Habari za leo?
What's the news?
The Tanzanian government is really clamping down on all sorts of things. Just to mention a few, all plastic bags are banned, and all financial transactions, including foreign exchange, must be accompanied by a receipt on government watermarked paper. Banks exchange only US$, Euros and Pounds. Other currencies are handled in one of the few authorised exchange bureaus which offer very poor rates.
What affects NGO’s most, especially the charity work of churches, is the government advice to use the new facilities they have provided, such as the secondary schools they have built in most districts and the dispensaries in almost all villages. This has a knock-on effect on the activities engaged in by the dioceses and the Sisters. People in the rural areas have little money due to a poor harvest. Thus some of them who would prefer to use medical and educational facilities with a Christian ethos and the spiritual support of the Sisters are unable to pay the charge involved and go to government dispensaries and schools.

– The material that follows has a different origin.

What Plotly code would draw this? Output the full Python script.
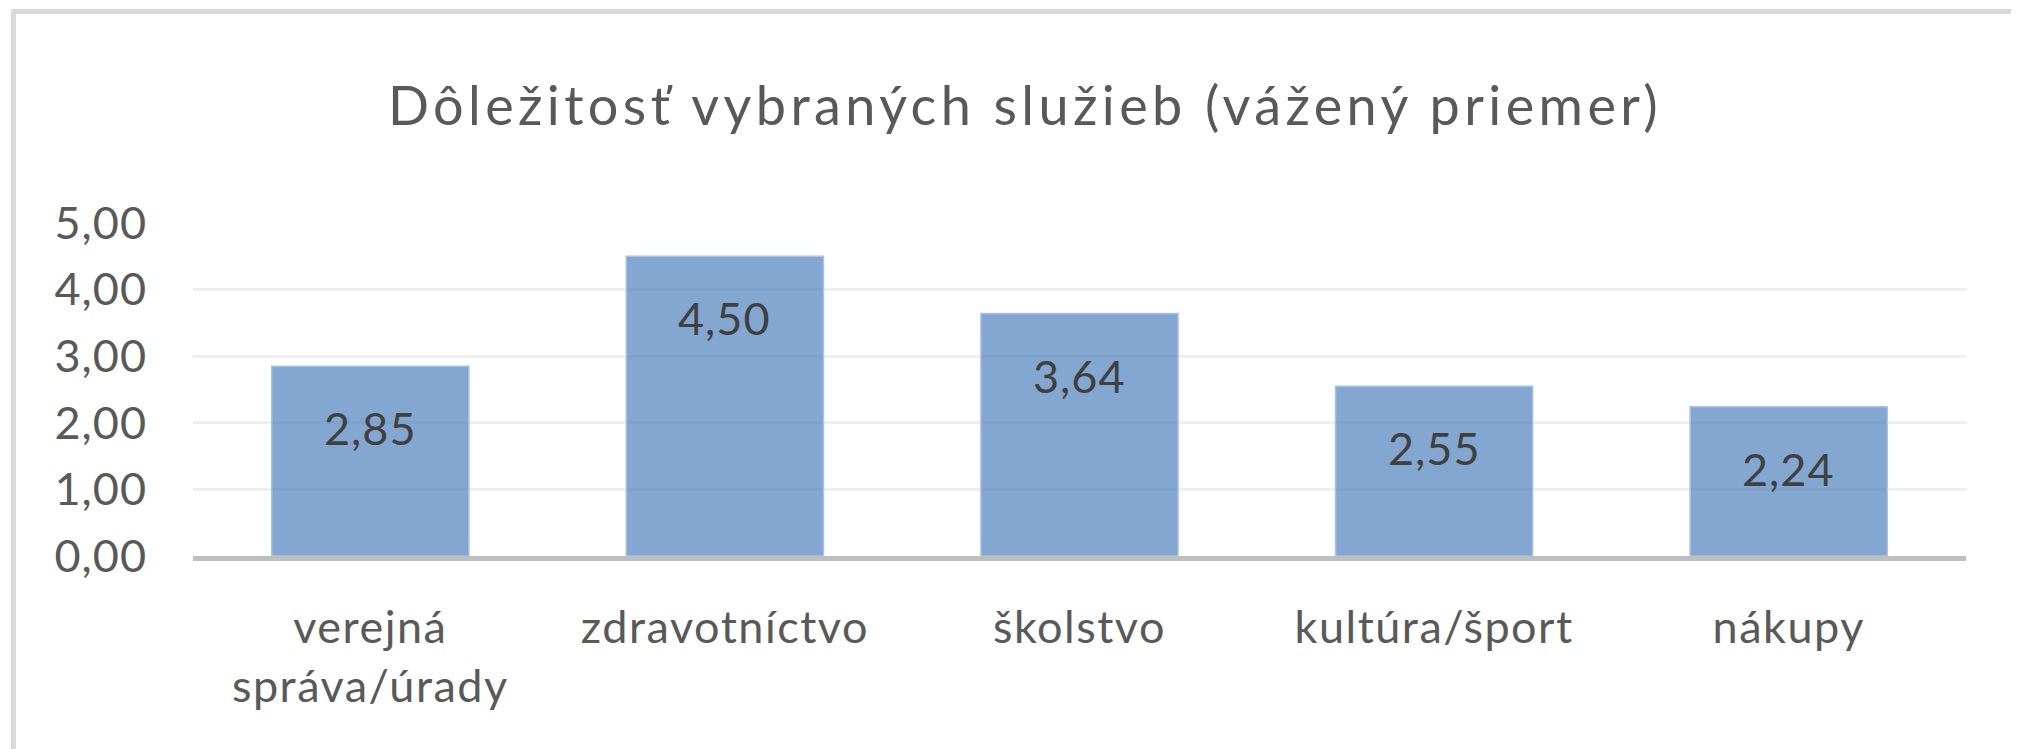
import plotly.graph_objects as go

# Importance of selected services (weighted average)
categories = ['verejná<br>správa/úrady', 'zdravotníctvo', 'školstvo', 'kultúra/šport', 'nákupy']
values = [2.85, 4.50, 3.64, 2.55, 2.24]
y_ticks = [0, 1, 2, 3, 4, 5]
y_tick_labels = ['0,00', '1,00', '2,00', '3,00', '4,00', '5,00']

W, H = 2019, 749
OFF = 8  # page body margin pushes the figure right/down
M_L, M_R, M_T, M_B = 193 - OFF, 53 + OFF, 223 - OFF, 193 + OFF
FONT = 'Lato'


def spaced(txt, px):
    return f'<span style="letter-spacing:{px}px">{txt}</span>'


fig = go.Figure()
fig.add_trace(go.Bar(
    x=categories,
    y=values,
    marker=dict(color='rgba(79,129,189,0.7)', line=dict(color='#a9c2e0', width=1.5)),
    hoverinfo='skip',
))

# data labels sit a little below each bar top
for cat, val in zip(categories, values):
    fig.add_annotation(x=cat, y=val, text=spaced(f'{val:.2f}'.replace('.', ','), 1),
                       showarrow=False, yanchor='middle', yshift=-62,
                       font=dict(family=FONT, size=45, color='#404040'))

# outer chart border (only left and top visible in the crop)
pw, ph = W - M_L - M_R, H - M_T - M_B
fig.add_shape(type='rect', xref='paper', yref='paper',
              x0=(13.5 - OFF - M_L) / pw, x1=(W + 20 - M_L) / pw,
              y0=(H - M_B - (H + 20)) / ph, y1=(H - M_B - (11.5 - OFF)) / ph,
              line=dict(color='#d9d9d9', width=5), fillcolor='rgba(0,0,0,0)', layer='below')

fig.update_layout(
    width=W, height=H,
    margin=dict(l=M_L, r=M_R, t=M_T, b=M_B, autoexpand=False),
    paper_bgcolor='white', plot_bgcolor='white',
    bargap=0.444,
    showlegend=False,
    title=dict(text=spaced('Dôležitosť vybraných služieb (vážený priemer)', 4.4),
               x=(1025 - OFF) / W, xanchor='center', y=1 - (106 - OFF) / H, yanchor='middle',
               font=dict(family=FONT, size=54, color='#595959')),
)
fig.update_yaxes(range=[0, 5], tickvals=y_ticks, ticktext=[spaced(t, 1) for t in y_tick_labels],
                 showgrid=True, gridcolor='#efefef', gridwidth=3, zeroline=False,
                 ticklabelstandoff=45, tickfont=dict(family=FONT, size=45, color='#595959'))
fig.update_xaxes(showline=True, linecolor='#bfbfbf', linewidth=5, ticks='',
                 tickvals=categories, ticktext=[spaced(c, 1.5) for c in categories],
                 ticklabelstandoff=28, tickfont=dict(family=FONT, size=45, color='#595959'))

fig.write_html('out.html')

There are big infrastructure projects everywhere, such as stretches of new roads often more than fifty miles long, new railway lines partly elevated, new airports and the revitalised national airline 'Tanzania Air' (nicknamed “Air Magafuli’ after the president). Much of it is financed by China, though a large project has recently been rejected as the government has woken up to the fact that the Chinese have ulterior motives in helping Tanzania. - The president, who is already canvassing for his re-election next year, is well liked by the poor but not by the rich, presumably because he has reduced corruption so dramatically.
This year I visited the country again, for a month during September and October. The Sisters and all our friends in the Diocese of Masasi are well and enjoying life in their usual way, content with the little they have. Perhaps we would also be happier with less clutter!! Although things are moving forward very quickly in their attempt to catch up with the West, some things don’t work as intended. For example, in trying to get a visa for my visit, which can only be done online now, I received not only mine but also one for a lady from Brazil!
Water is still a big problem in many areas, not only because of the population having doubled in the last 25 years, but also because climate change is bringing less rain. Since much of the electricity in Tanzania is generated by hydro-electric power, as the water level in rivers and dams drops this in turn means that there is often no electricity, as was the case in Masasi on most days while I was there. Solar panels help, but when there is no direct sun there is little power.
The 16 girls at the Hostel are fine - a happy bunch, very thankful for the support we give them. They have formed a choir and sing at the Sisters main Service each Sunday, play basket ball in their spare time and work in their vegetable garden, feeding the chicken and are ready to help wherever it is needed, especially those who cannot pay the annual fee of £100 for their stay. We decided to support these orphans as they are contributing to the good atmosphere to the Hostel. When I asked the matron how things are going, she said to feed those hungry youngsters is a problem at times due to lack of funding. The girls have not had any meat this year as it is too expensive, but they get an egg once a week.
The fridge we collected for during lent, is a great blessing. They can now store the milk and eggs they sell to people who come every day to collect those.
Quite a few of the Sisters are also studying, in colleges and secondary schools, as the need for further education is really the key to their future. Much of their land in Masasi has been taken away for future housing developments and the status has been changed from ‘agricultural’ to ‘residential’. This means that their reliance on agriculture is reduced by the loss of land, but also through the effects of climate change. More of them will have to work in public institutions like schools, hospitals and offices, which will be a great opportunity for mission as well as bringing in much needed income. The girls' hostel and the nursery school in Masasi already provide opportunities to spread the Gospel and show that the Sisters are active in the community, and not living in isolation in a convent.
This year I visited eight of the Sisters Houses, going as far as Liuli at Lake Nyassa. That meant traveling over 1,500 miles, mostly by bus, which was fine as on some of the visits a group of eight Swiss friends accompanied me. They wanted to see the work of the Sisters before going on to Northern Mozambique to support churches there that had suffered badly after the two cyclones earlier this year.
Coming to one of the Sisters' Houses I was given a little baby girl to hold while they fed another one. The twins were born in June. The mother died within days and nobody wanted these lovely little ones, so the Sisters took them in and are looking after them now.
One day I went with the Sisters from the House in Dar Es Salaam to their farm, two to three hours away. All the Sisters farms are now far from their Houses due to the tremendous growth of the population and the consequential spread of the built up residential areas. We drove through puddles like ponds, with water coming over the bonnet several times. On this trip a priest came with us. The Sisters asked the people to come together under a canvas cover held up with sticks while the rain was pouring down. Four children and one adult were baptised, and we celebrated this with a Service of Thanksgiving afterwards.
It is always so reassuring and moving to experience how the Christian Faith is spread through the work of the Sisters as well as by many other dedicated people. May the Christian Church continue to grow at a fast rate.
We pray that God will bless the CMM Sisters as they carry on their important work for many years to come.